Tuesday, June 25, 2013

Home Away From Home

Monkey and I have left Mooselandia and are on the road. We will be camping later this week, which should be fun, as long as Monkey's need to explore can be curbed to limits of safety.

All the same, we are now visiting family. And naturally, this means I run up against a slew of arguments that are the opposite side of "let him be a kid."  What I hear here (oh, homophones, how I love them) is that I need to put Monkey into school.  He must be around children his own age. I am doing him a disservice by not enrolling him in grade 1 in the coming fall. He will end up miserable, alone, depressed, friendless, and thoroughly lonely if I insist on keeping him to my apron strings.

A large part of this is everyone's sudden concern for Monkey's social skills. At least when people say "socializing" here, they mean socializing, and they don't confuse socialize and socialization. That's always nice. Anyway, the current proposal is that I should send Monkey to school from 9-3:30 M-F... and then actually teach him myself after school hours. So, Monkey should do the equivalent of double-shift for his education while all his newly made friends are out playing. Thus eliminating any bonuses to his making friends that school provides. However, I know Monkey. And I know what he's like when he's bored. I guarantee he will not sit quietly and do nothing while others are learning things he's known for years. He will run, jump, dance, play, shout, and generally be a kid.  This, however, is problematic in a classroom setting.

But, that's not enough. Because obviously, Monkey will be a leader! He already knows everything, he'll be the natural choice for the head of the pack. This is an antiquated idea from the era when being smart was a good thing. When we needed smart people so we could advance the space program and be the first to put a man on the moon. Nowadays? Now smart is only slightly less cool than head lice. Monkey would not be a leader. He would be ostracized. That's just how it works.

Now, if there was a chance of Monkey receiving an appropriate education in public school, I would consider sending him - and probably would be glad to do it. But as it stands, Monkey would be given no choice but to be placed in grade 1 (for clarity, Monkey is working, on average, at a grade 2 level right now.), and to languish with his age-mates until grade 4, when the district will do testing for specialized services.

But, waiting FIVE FULL YEARS for an appropriate education for my child is not acceptable. I am not choosing to homeschool my child because I want to keep him tied to me until I die. I have no interest in having my son for my best friend. None. I want him to have an appropriate education, and I want him to have it at his own pace. I don't care what I have to do to get this for him. I will make the necessary sacrifices for as long as I have to. Why? Because I am his mother - it is my job to make sacrifices to meet his needs. If my child needed special foods, not one soul would think twice of my making sacrifices to meet his needs, it's what parents DO. But Monkey has special intellectual needs, so now it's all about me, and how I must need to hold him too tightly, how I must be paranoid, how I must think he's a special snowflake... when all I want is what should be his by right: A free and appropriate public education.
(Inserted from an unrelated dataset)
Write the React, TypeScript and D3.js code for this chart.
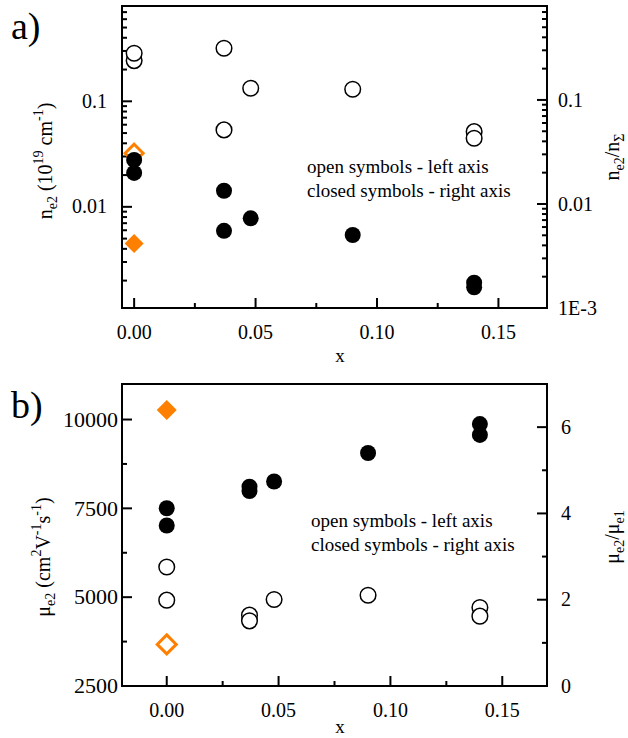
import React from 'react';
import * as d3 from 'd3';

// Sample compositions (x) shared by both panels
const xSamples = [0, 0, 0.037, 0.037, 0.048, 0.09, 0.14, 0.14];
const xReference = [0];

// a) carrier density of the second electron band
const nE2 = [0.243, 0.285, 0.318, 0.0536, 0.133, 0.13, 0.0516, 0.0447];
const nE2Ratio = [0.0265, 0.0199, 0.0134, 0.00552, 0.00728, 0.00503, 0.00175, 0.00158];
const nRefOpen = [0.0322];
const nRefClosed = [0.00418];

// b) mobility of the second electron band
const muE2 = [5851, 4916, 4494, 4334, 4935, 5056, 4711, 4466];
const muE2Ratio = [4.12, 3.72, 4.62, 4.52, 4.74, 5.4, 6.07, 5.82];
const muRefOpen = [3671];
const muRefClosed = [6.4];

// Tick values
const xMajor = [0, 0.05, 0.1, 0.15];
const xMinor = [0.025, 0.075, 0.125];
const xTickLabels = ['0.00', '0.05', '0.10', '0.15'];
const nLeftLabeled = [0.01, 0.1];
const nLeftLabels = ['0.01', '0.1'];
const nRightLabeled = [0.001, 0.01, 0.1];
const nRightLabels = ['1E-3', '0.01', '0.1'];
const muMajor = [2500, 5000, 7500, 10000];
const muMinor = [3750, 6250, 8750];
const ratioMajor = [0, 2, 4, 6];
const ratioMinor = [1, 3, 5];

const ORANGE = '#ff8000';
const TICK_FS = 20;
const SERIF = { fontFamily: 'Liberation Serif' };

const L = 122;
const R = 547;

const logTicks = (domain: number[]) => {
  const [lo, hi] = domain;
  const out: number[] = [];
  for (let d = Math.floor(Math.log10(lo)); d <= Math.ceil(Math.log10(hi)); d++) {
    for (let k = 1; k <= 9; k++) {
      const v = k * Math.pow(10, d);
      if (v >= lo * 0.9999 && v <= hi * 1.0001) out.push(v);
    }
  }
  return out;
};

const isDecade = (v: number) => Math.abs(Math.log10(v) - Math.round(Math.log10(v))) < 1e-6;

const diamond = (cx: number, cy: number, s: number) =>
  `M${cx},${cy - s}L${cx + s},${cy}L${cx},${cy + s}L${cx - s},${cy}Z`;

function Frame({ top, bottom }: { top: number; bottom: number }) {
  return (
    <rect x={L} y={top} width={R - L} height={bottom - top} fill="none" stroke="#000" strokeWidth={2} />
  );
}

function BottomAxis({ x, bottom, labelY }: { x: d3.ScaleLinear<number, number>; bottom: number; labelY: number }) {
  return (
    <g>
      {xMajor.map((v) => (
        <line key={'M' + v} x1={x(v)} x2={x(v)} y1={bottom} y2={bottom - 10} stroke="#000" strokeWidth={2} />
      ))}
      {xMinor.map((v) => (
        <line key={'m' + v} x1={x(v)} x2={x(v)} y1={bottom} y2={bottom - 5} stroke="#000" strokeWidth={2} />
      ))}
      {xMajor.map((v, i) => (
        <text key={'t' + v} x={x(v)} y={labelY} textAnchor="middle" fontSize={TICK_FS} style={SERIF}>
          {xTickLabels[i]}
        </text>
      ))}
    </g>
  );
}

export default function App() {
  // ----- panel a -----
  const aTop = 6;
  const aBottom = 308;
  const xa = d3.scaleLinear().domain([-0.005, 0.17]).range([L, R]);
  const yaL = d3.scaleLog().domain([0.0011, 0.8]).range([aBottom, aTop]);
  const yaR = d3.scaleLog().domain([0.001, 0.8]).range([aBottom, aTop]);

  // ----- panel b -----
  const bTop = 384;
  const bBottom = 686;
  const xb = d3.scaleLinear().domain([-0.02, 0.17]).range([L, R]);
  const ybL = d3.scaleLinear().domain([2500, 11000]).range([bBottom, bTop]);
  const ybR = d3.scaleLinear().domain([0, 7]).range([bBottom, bTop]);

  const lTicksA = logTicks(yaL.domain());
  const rTicksA = logTicks(yaR.domain());

  return (
    <svg width={628} height={738} style={{ position: 'absolute', left: 0, top: 0, background: '#fff' }}>
      <rect width={628} height={738} fill="#fff" />

      {/* ================= a) ================= */}
      <text x={11} y={39} fontSize={38} style={SERIF}>a)</text>

      {lTicksA.map((v) => (
        <line key={'la' + v} x1={L} x2={L + (isDecade(v) ? 10 : 5)} y1={yaL(v)} y2={yaL(v)} stroke="#000" strokeWidth={2} />
      ))}
      {rTicksA.map((v) => (
        <line key={'ra' + v} x1={R} x2={R - (isDecade(v) ? 10 : 5)} y1={yaR(v)} y2={yaR(v)} stroke="#000" strokeWidth={2} />
      ))}
      {nLeftLabeled.map((v, i) => (
        <text key={'lla' + v} x={107} y={yaL(v)} dy="0.33em" textAnchor="end" fontSize={TICK_FS} style={SERIF}>
          {nLeftLabels[i]}
        </text>
      ))}
      {nRightLabeled.map((v, i) => (
        <text key={'rla' + v} x={558} y={yaR(v)} dy="0.33em" textAnchor="start" fontSize={TICK_FS} style={SERIF}>
          {nRightLabels[i]}
        </text>
      ))}
      <BottomAxis x={xa} bottom={aBottom} labelY={339} />

      {/* reference sample (diamonds) */}
      {xReference.map((xv, i) => (
        <g key={'da' + i}>
          <path d={diamond(xa(xv), yaL(nRefOpen[i]), 9)} fill="#fff" stroke={ORANGE} strokeWidth={3} />
          <path d={diamond(xa(xv), yaR(nRefClosed[i]), 9.5)} fill={ORANGE} stroke="none" />
        </g>
      ))}
      {xSamples.map((xv, i) => (
        <circle key={'ca' + i} cx={xa(xv)} cy={yaR(nE2Ratio[i])} r={8} fill="#000" />
      ))}
      {xSamples.map((xv, i) => (
        <circle key={'oa' + i} cx={xa(xv)} cy={yaL(nE2[i])} r={7.8} fill="#fff" stroke="#000" strokeWidth={1.5} />
      ))}

      <text x={307} y={173} fontSize={19} style={SERIF}>open symbols - left axis</text>
      <text x={307} y={197} fontSize={19} style={SERIF}>closed symbols - right axis</text>

      <text x={340} y={362} textAnchor="middle" fontSize={19} style={SERIF}>x</text>

      <text transform="translate(52,161) rotate(-90)" textAnchor="middle" fontSize={20} style={SERIF}>
        <tspan>n</tspan>
        <tspan fontSize={14} dy={5}>e2</tspan>
        <tspan dy={-5}> (10</tspan>
        <tspan fontSize={14} dy={-9}>19</tspan>
        <tspan dy={9}> cm</tspan>
        <tspan fontSize={14} dy={-9}>-1</tspan>
        <tspan dy={9}>)</tspan>
      </text>
      <text transform="translate(619,157) rotate(-90)" textAnchor="middle" fontSize={20} style={SERIF}>
        <tspan>n</tspan>
        <tspan fontSize={14} dy={5}>e2</tspan>
        <tspan dy={-5}>/n</tspan>
        <tspan fontSize={14} dy={5}>Σ</tspan>
      </text>

      <Frame top={aTop} bottom={aBottom} />

      {/* ================= b) ================= */}
      <text x={11} y={418} fontSize={38} style={SERIF}>b)</text>

      {muMajor.map((v) => (
        <line key={'lbM' + v} x1={L} x2={L + 10} y1={ybL(v)} y2={ybL(v)} stroke="#000" strokeWidth={2} />
      ))}
      {muMinor.map((v) => (
        <line key={'lbm' + v} x1={L} x2={L + 5} y1={ybL(v)} y2={ybL(v)} stroke="#000" strokeWidth={2} />
      ))}
      {ratioMajor.map((v) => (
        <line key={'rbM' + v} x1={R} x2={R - 10} y1={ybR(v)} y2={ybR(v)} stroke="#000" strokeWidth={2} />
      ))}
      {ratioMinor.map((v) => (
        <line key={'rbm' + v} x1={R} x2={R - 5} y1={ybR(v)} y2={ybR(v)} stroke="#000" strokeWidth={2} />
      ))}
      {muMajor.map((v) => (
        <text key={'lbl' + v} x={118} y={ybL(v)} dy="0.33em" textAnchor="end" fontSize={22} style={SERIF}>
          {String(v)}
        </text>
      ))}
      {ratioMajor.map((v) => (
        <text key={'rbl' + v} x={561} y={ybR(v)} dy="0.33em" textAnchor="start" fontSize={TICK_FS} style={SERIF}>
          {String(v)}
        </text>
      ))}
      <BottomAxis x={xb} bottom={bBottom} labelY={717} />

      {xReference.map((xv, i) => (
        <g key={'db' + i}>
          <path d={diamond(xb(xv), ybL(muRefOpen[i]), 9.5)} fill="#fff" stroke={ORANGE} strokeWidth={3} />
          <path d={diamond(xb(xv), ybR(muRefClosed[i]), 10)} fill={ORANGE} stroke="none" />
        </g>
      ))}
      {xSamples.map((xv, i) => (
        <circle key={'cb' + i} cx={xb(xv)} cy={ybR(muE2Ratio[i])} r={8} fill="#000" />
      ))}
      {xSamples.map((xv, i) => (
        <circle key={'ob' + i} cx={xb(xv)} cy={ybL(muE2[i])} r={7.8} fill="#fff" stroke="#000" strokeWidth={1.5} />
      ))}

      <text x={311} y={527} fontSize={19} style={SERIF}>open symbols - left axis</text>
      <text x={311} y={551} fontSize={19} style={SERIF}>closed symbols - right axis</text>

      <text x={340} y={733} textAnchor="middle" fontSize={19} style={SERIF}>x</text>

      <text transform="translate(50,557) rotate(-90)" textAnchor="middle" fontSize={20} style={SERIF}>
        <tspan>μ</tspan>
        <tspan fontSize={14} dy={5}>e2</tspan>
        <tspan dy={-5}> (cm</tspan>
        <tspan fontSize={14} dy={-9}>2</tspan>
        <tspan dy={9}>V</tspan>
        <tspan fontSize={14} dy={-9}>-1</tspan>
        <tspan dy={9}>s</tspan>
        <tspan fontSize={14} dy={-9}>-1</tspan>
        <tspan dy={9}>)</tspan>
      </text>
      <text transform="translate(619,537) rotate(-90)" textAnchor="middle" fontSize={20} style={SERIF}>
        <tspan>μ</tspan>
        <tspan fontSize={14} dy={5}>e2</tspan>
        <tspan dy={-5}>/μ</tspan>
        <tspan fontSize={14} dy={5}>e1</tspan>
      </text>

      <Frame top={bTop} bottom={bBottom} />
    </svg>
  );
}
But, as that is not a possibility in a district that "doesn't believe in" acceleration, I have to make other arrangements. Free is no longer available, nor is public. So I can choose. He can get a free public education that meets none of his needs, or he can get a cost education at home that meets as many as possible. No brainer.

The secondary point, that nobody seems to realize they are making is that in meeting my child's needs, I'm deliberately ignoring his needs. Because I care about his mind, I'm going to be neglectful of his social needs. Of his want for friends, contemporaries, peers. While two days per week in preschool is considered sufficient, two days per week or martial arts plus skating lessons and the local homeschoolers co-op is not. Everyone insists that I am a wonderful parent, not realizing that their concern - his need for social interaction, and how it will not be met at home - is directly implying that I am not only incapable of ensuring this need is met, but also that I am deliberately choosing to ignore his needs... thus making me a terrible parent. When this is brought up, the argument is that I am taking things too personally (is there a more personal decision than how one raises their child?), and that I am reading too much into things.

I understand that everyone cares. But nobody else lives with this child, nobody else fully understands what he is capable of, and nobody else is as immersed in his life as I am. I care more about this child than anyone anywhere else ever will. Insinuating that I would choose not to meet his needs is highly offensive. And so, in order to preserve peace, I have to pretend I don't notice the bigger picture in the arguments, and I have to repeat the mantra "they argue because they care"... and try not to replace "argue" with "complain," or "belittle," or "drive me insane." And I have to let it roll off. If I don't, the hurt will eat me up, and I'll have no one. And that would be a worse travesty than almost anything else.  Anything except not meeting my child's needs.